• _COLLECTED MATERIAL_:
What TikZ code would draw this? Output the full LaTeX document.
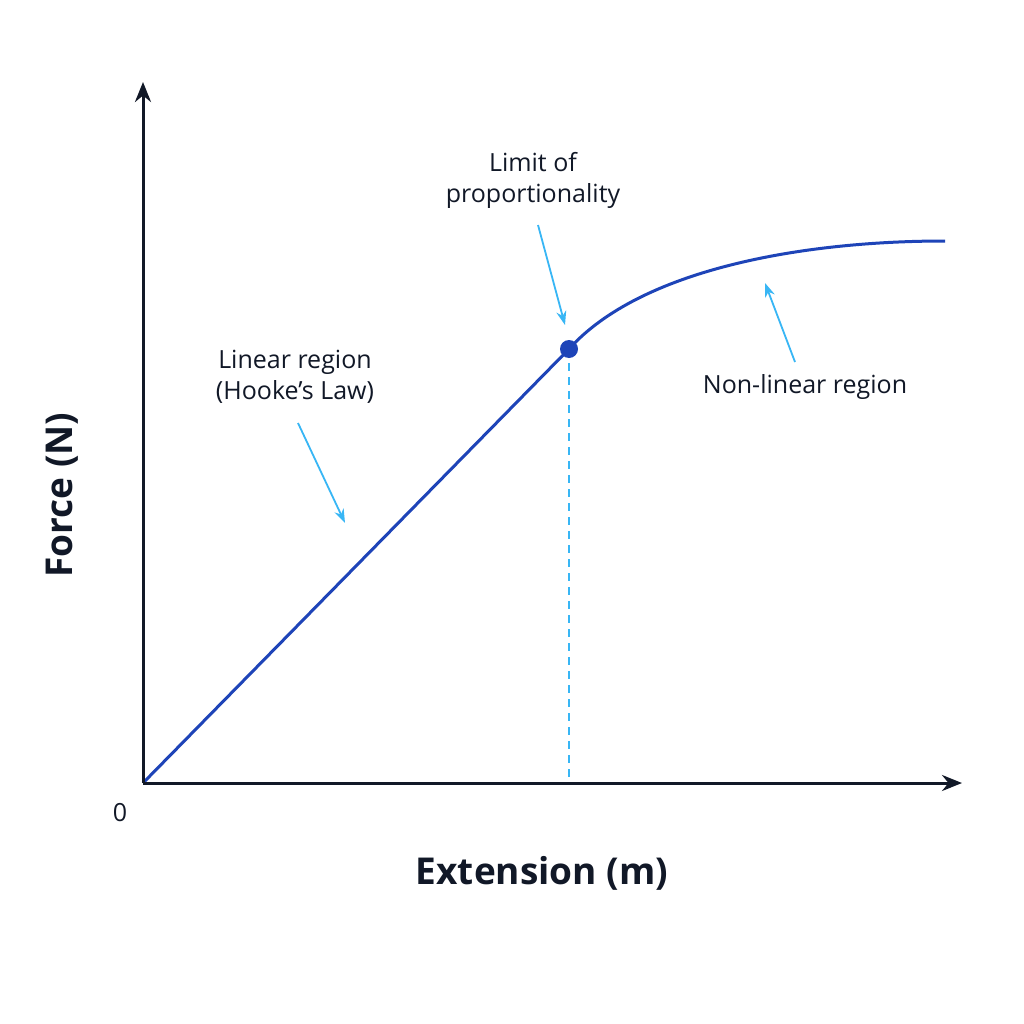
\documentclass[tikz,border=0pt]{standalone}
\usepackage{fontspec}
\setmainfont{Open Sans}
\usetikzlibrary{arrows.meta}
\definecolor{ax}{HTML}{111827}
\definecolor{cv}{HTML}{1E44B8}
\definecolor{lb}{HTML}{38B6F5}
\tikzset{lbl/.style={font=\fontsize{25}{31}\selectfont,text=ax,align=center},
 pointer/.style={lb,line width=1.8pt,-{Stealth[length=14pt,width=10pt]}},
 axis/.style={ax,line width=3pt,-{Stealth[length=20pt,width=16pt]}}}
\begin{document}
\begin{tikzpicture}[x=1pt,y=-1pt]
\useasboundingbox[fill=white] (0,0) rectangle (1024,1024);
\coordinate (O) at (143,783);
\coordinate (Y) at (143,82);
\coordinate (X) at (962,783);
\coordinate (P) at (569,349);
\coordinate (E) at (945,241);
\coordinate (B) at (569,783);
\draw[lb,line width=1.5pt,dash pattern=on 8pt off 6pt] (P) -- (B);
\draw[cv,line width=3pt] (O) -- (P) .. controls (640,270) and (800,241) .. (E);
\fill[cv] (P) circle (9);
\draw[axis] (O) -- (Y);
\draw[axis] (O) -- (X);
\node[lbl] (lim) at (533,180) {Limit of\\proportionality};
\node[lbl] (lin) at (295,377) {Linear region\\(Hooke’s Law)};
\node[lbl] (nl) at (805,387) {Non-linear region};
\coordinate (a1) at (538,225); \coordinate (a2) at (565,325);
\coordinate (b1) at (298,423); \coordinate (b2) at (345,523);
\coordinate (c1) at (795,362); \coordinate (c2) at (765,283);
\draw[pointer] (a1) -- (a2);
\draw[pointer] (b1) -- (b2);
\draw[pointer] (c1) -- (c2);
\node[lbl] (zero) at (120,813) {0};
\node[font=\fontsize{37}{44}\selectfont\bfseries,text=ax,rotate=90] (fy) at (62,495) {Force (N)};
\node[font=\fontsize{37}{44}\selectfont\bfseries,text=ax] (fx) at (542,873) {Extension (m)};
\end{tikzpicture}
\end{document}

• _PROBLEM_: Working from the lines above, reproduce the material exactly and exclude its pictures.

• _WRITTEN ANSWER_:
What TikZ code would draw this? Output the full LaTeX document.
\documentclass[tikz,border=0pt]{standalone}
\usepackage{fontspec}
\setmainfont{Open Sans}
\usetikzlibrary{arrows.meta}
\definecolor{ax}{HTML}{111827}
\definecolor{cv}{HTML}{1E44B8}
\definecolor{lb}{HTML}{38B6F5}
\tikzset{lbl/.style={font=\fontsize{25}{31}\selectfont,text=ax,align=center},
 pointer/.style={lb,line width=1.8pt,-{Stealth[length=14pt,width=10pt]}},
 axis/.style={ax,line width=3pt,-{Stealth[length=20pt,width=16pt]}}}
\begin{document}
\begin{tikzpicture}[x=1pt,y=-1pt]
\useasboundingbox[fill=white] (0,0) rectangle (1024,1024);
\coordinate (O) at (143,783);
\coordinate (Y) at (143,82);
\coordinate (X) at (962,783);
\coordinate (P) at (569,349);
\coordinate (E) at (945,241);
\coordinate (B) at (569,783);
\draw[lb,line width=1.5pt,dash pattern=on 8pt off 6pt] (P) -- (B);
\draw[cv,line width=3pt] (O) -- (P) .. controls (640,270) and (800,241) .. (E);
\fill[cv] (P) circle (9);
\draw[axis] (O) -- (Y);
\draw[axis] (O) -- (X);
\node[lbl] (lim) at (533,180) {Limit of\\proportionality};
\node[lbl] (lin) at (295,377) {Linear region\\(Hooke’s Law)};
\node[lbl] (nl) at (805,387) {Non-linear region};
\coordinate (a1) at (538,225); \coordinate (a2) at (565,325);
\coordinate (b1) at (298,423); \coordinate (b2) at (345,523);
\coordinate (c1) at (795,362); \coordinate (c2) at (765,283);
\draw[pointer] (a1) -- (a2);
\draw[pointer] (b1) -- (b2);
\draw[pointer] (c1) -- (c2);
\node[lbl] (zero) at (120,813) {0};
\node[font=\fontsize{37}{44}\selectfont\bfseries,text=ax,rotate=90] (fy) at (62,495) {Force (N)};
\node[font=\fontsize{37}{44}\selectfont\bfseries,text=ax] (fx) at (542,873) {Extension (m)};
\end{tikzpicture}
\end{document}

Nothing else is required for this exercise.